Welche zusätzlichen Ergebnisse in Bezug auf Handling und Lufttransport pharmazeutischer Produkte brachte die Tagung des Ausschusses International Business des Bundesverbandes der Pharmazeutischen Industrie (BPI)?
J. von Winning: Für uns als Airport Community war es sehr interessant festzustellen, wie unterschiedlich intensiv sich die einzelnen Pharmahersteller bisher mit der Thematik auseinandergesetzt haben. Während sich einige der hohen Komplexität der Pharma-Luftfracht bewusst sind, haben wir anderen das weitreichende Miteinander der verschiedenen Stellen und die Abläufe erläutert und ihnen auch wichtigen Einrichtungen am Flughafen gezeigt.
Branchenspezifische Führungen durch die Cargo Cities bieten wir den Logistikverantwortlichen von Pharmaunternehmen übrigens generell an. Dabei zeigen wir das Perishable Center Frankfurt, das Lufthansa Cargo Cool Competence Center, die Abläufe beim Abfertiger, das Vorfeld, einige speziell für den Pharmaversand interessante Spezialprodukte sowie das Innere einer Vollfrachtmaschine.
Wie sehen Sie insbesondere den Frankfurter Flughafen für diese speziellen Anforderungen aufgestellt?
J. von Winning: In Frankfurt haben wir das große Glück, dass wir bereits sehr gut aufgestellt sind. Nicht umsonst ist der Frankfurter Flughafen im Bereich der Luftfracht der Pharma-Umschlagplatz Nummer 1 in Europa. Pro Jahr werden hier Pharmazie- und Medizinsendungen mit einem Volumen von mehr als 100.000 t angeliefert, umgeladen, zwischengelagert und weitertransportiert, viele davon temperaturgeführt. Wir verfügen am Standort über 7.000 m² temperierte und GDP-zertifizierte Abfertigungsflächen in der ersten Reihe und mit direktem Zugang zum Vorfeld.

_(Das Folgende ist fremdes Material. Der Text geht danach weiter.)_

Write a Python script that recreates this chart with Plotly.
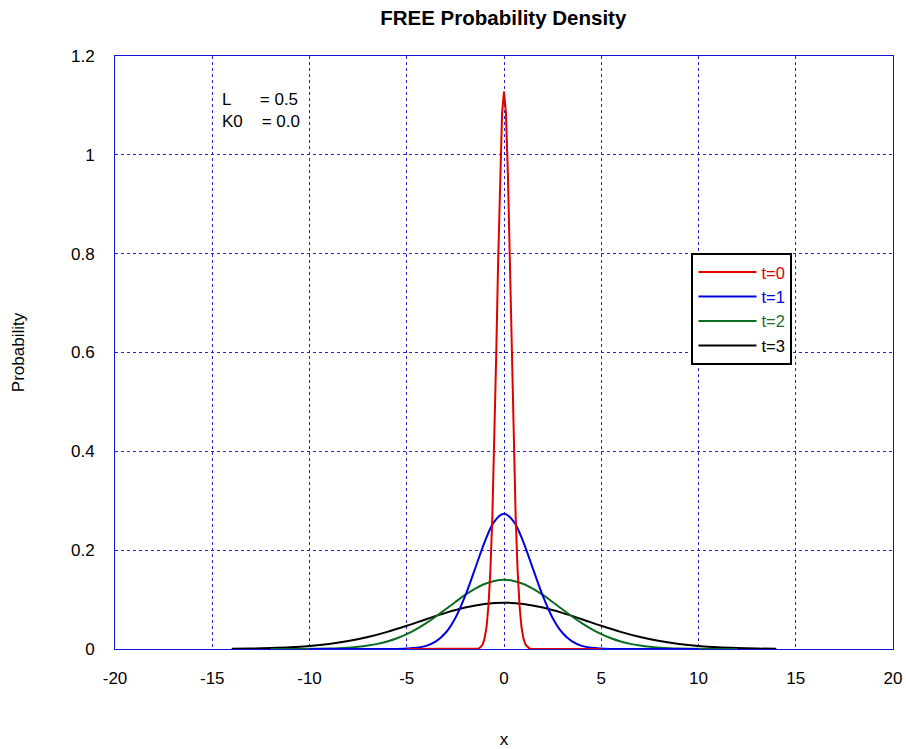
import plotly.graph_objects as go

# Free Gaussian wave packet |psi(x,t)|^2 (L = 0.5, K0 = 0.0)

# t = 0 : narrow packet
x_t0 = [-5.0, -1.4, -1.3, -1.2, -1.1, -1.0, -0.9, -0.8, -0.7, -0.6, -0.5, -0.4, -0.3, -0.2, -0.1,
        0.0, 0.1, 0.2, 0.3, 0.4, 0.5, 0.6, 0.7, 0.8, 0.9, 1.0, 1.1, 1.2, 1.3, 1.4, 5.0]
p_t0 = [0.0, 0.0003, 0.001, 0.004, 0.009, 0.021, 0.044, 0.087, 0.159, 0.267, 0.415, 0.595, 0.787, 0.961, 1.084,
        1.128, 1.084, 0.961, 0.787, 0.595, 0.415, 0.267, 0.159, 0.087, 0.044, 0.021, 0.009, 0.004, 0.001, 0.0003, 0.0]

# t = 1
x_t1 = [-10.0, -6.0, -5.5, -5.0, -4.5, -4.0, -3.5, -3.0, -2.5, -2.0, -1.5, -1.0, -0.5,
        0.0, 0.5, 1.0, 1.5, 2.0, 2.5, 3.0, 3.5, 4.0, 4.5, 5.0, 5.5, 6.0, 10.0]
p_t1 = [0.0, 0.0, 0.0002, 0.0008, 0.0023, 0.0063, 0.0153, 0.0329, 0.0629, 0.107, 0.161, 0.216, 0.258,
        0.2736, 0.258, 0.216, 0.161, 0.107, 0.0629, 0.0329, 0.0153, 0.0063, 0.0023, 0.0008, 0.0002, 0.0, 0.0]

# t = 2
x_t2 = [-12.0, -11.0, -10.0, -9.0, -8.5, -8.0, -7.5, -7.0, -6.5, -6.0, -5.5, -5.0, -4.5, -4.0, -3.5,
        -3.0, -2.5, -2.0, -1.5, -1.0, -0.5, 0.0, 0.5, 1.0, 1.5, 2.0, 2.5, 3.0, 3.5, 4.0, 4.5,
        5.0, 5.5, 6.0, 6.5, 7.0, 7.5, 8.0, 8.5, 9.0, 10.0, 11.0, 12.0]
p_t2 = [0.0, 0.0001, 0.0003, 0.0010, 0.0016, 0.0027, 0.0044, 0.0069, 0.0104, 0.0153, 0.0217, 0.0300,
        0.0402, 0.0523, 0.0658, 0.0804, 0.0952, 0.1094, 0.1218, 0.1316, 0.1378, 0.1399, 0.1378, 0.1316,
        0.1218, 0.1094, 0.0952, 0.0804, 0.0658, 0.0523, 0.0402, 0.0300, 0.0217, 0.0153, 0.0104, 0.0069,
        0.0044, 0.0027, 0.0016, 0.0010, 0.0003, 0.0001, 0.0]

# t = 3
x_t3 = [-14, -13, -12, -11, -10, -9, -8, -7, -6, -5, -4, -3, -2, -1, 0,
        1, 2, 3, 4, 5, 6, 7, 8, 9, 10, 11, 12, 13, 14]
p_t3 = [0.0004, 0.0009, 0.0018, 0.0033, 0.0059, 0.0100, 0.0160, 0.0242, 0.0347, 0.0470, 0.0603, 0.0731,
        0.0839, 0.0911, 0.0937, 0.0911, 0.0839, 0.0731, 0.0603, 0.0470, 0.0347, 0.0242, 0.0160, 0.0100,
        0.0059, 0.0033, 0.0018, 0.0009, 0.0004]

x_ticks = [-20, -15, -10, -5, 0, 5, 10, 15, 20]
y_ticks = [0, 0.2, 0.4, 0.6, 0.8, 1.0, 1.2]

GRID = "rgb(35,35,225)"
FONT = "Liberation Sans, Arial, sans-serif"
NB = "\u00a0"

series = [
    ("t=3", x_t3, p_t3, "#000000", "#000000", "spline"),
    ("t=2", x_t2, p_t2, "#0b6b1e", "#1e6b2e", "spline"),
    ("t=1", x_t1, p_t1, "#0000e0", "#0000e0", "spline"),
    ("t=0", x_t0, p_t0, "#e00000", "#e00000", "linear"),
]

fig = go.Figure()
for name, xs, ys, col, tcol, shape in series:
    fig.add_trace(go.Scatter(
        x=xs, y=ys, mode="lines",
        name=f"<span style='color:{tcol}'>{name}</span>",
        line=dict(color=col, width=2, shape=shape),
    ))

fig.update_layout(
    width=906, height=749,
    margin=dict(l=115, r=13, t=56, b=100, autoexpand=False),
    paper_bgcolor="white", plot_bgcolor="white",
    font=dict(family=FONT, size=17, color="black"),
    title=dict(text="<b>FREE Probability Density</b>", x=0.5555, xanchor="center",
               y=0.976, yanchor="middle", font=dict(size=20.5, family=FONT)),
    showlegend=True,
    legend=dict(
        x=0.741, y=0.668, xanchor="left", yanchor="top",
        bordercolor="black", borderwidth=2, bgcolor="white",
        traceorder="reversed", itemwidth=58,
        font=dict(size=16.5, family=FONT),
    ),
    annotations=[
        dict(x=-14.6, y=1.112, xref="x", yref="y", xanchor="left", yanchor="middle",
             text="L" + NB * 6 + "= 0.5", showarrow=False,
             font=dict(size=17, family=FONT)),
        dict(x=-14.6, y=1.067, xref="x", yref="y", xanchor="left", yanchor="middle",
             text="K0" + NB * 4 + "= 0.0", showarrow=False,
             font=dict(size=17, family=FONT)),
    ],
)

fig.update_xaxes(
    range=[-20, 20], tickvals=x_ticks, ticktext=[str(v) for v in x_ticks],
    showgrid=True, gridcolor=GRID, griddash="dot", gridwidth=1,
    zeroline=False, showline=True, linecolor="rgb(20,20,220)", linewidth=1, mirror=True,
    ticks="", ticklabelstandoff=14, automargin=False,
    title=dict(text="x", standoff=46, font=dict(size=17, family=FONT)),
)
fig.update_yaxes(
    range=[0, 1.2], tickvals=y_ticks, ticktext=["0", "0.2", "0.4", "0.6", "0.8", "1", "1.2"],
    showgrid=True, gridcolor=GRID, griddash="dot", gridwidth=1,
    zeroline=False, showline=True, linecolor="rgb(20,20,220)", linewidth=1, mirror=True,
    ticks="", ticklabelstandoff=16, automargin=False,
    title=dict(text="Probability", standoff=42, font=dict(size=17, family=FONT)),
)

fig.write_html("out.html")
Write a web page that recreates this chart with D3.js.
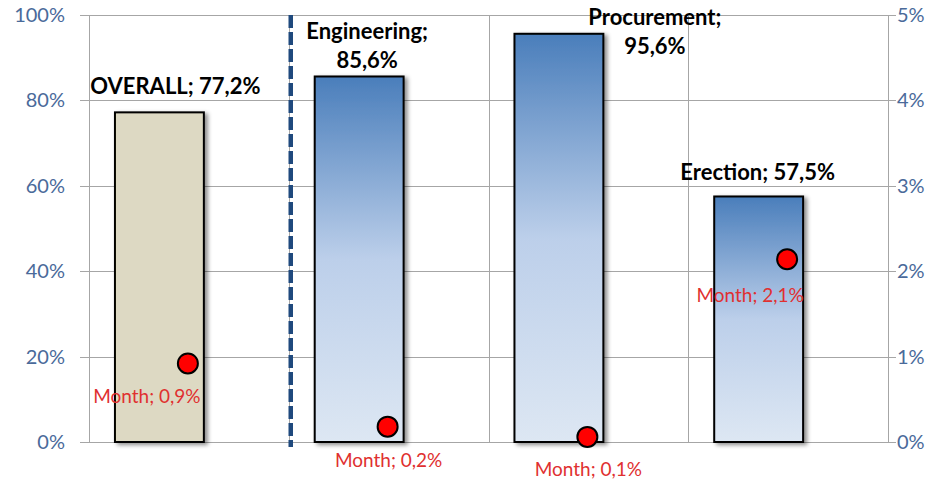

Wir können, was auf der ganzen Welt nur an ganz wenigen Flughäfen möglich ist, bei sensiblen Pharmaprodukten die für den Transport im Flugzeug notwendigen Paletten ebenfalls in temperierter Umgebung zwischen 2 und 8° C bauen. Und wir sind in der Lage, den Versendern, wenn erforderlich, einige besondere Dienstleistungen anzubieten wie unser „5-Minuten-Produkt“. Hier garantieren wir mit Hilfe spezieller Thermotransporter und einer ausgefeilten Infrastruktur, dass der Aufenthalt der zu versendenden Ware in nicht-temperierter Umgebung bei weniger als fünf Minuten liegt. Etwas Ähnliches werden Sie weltweit an den großen Flughäfen kaum finden.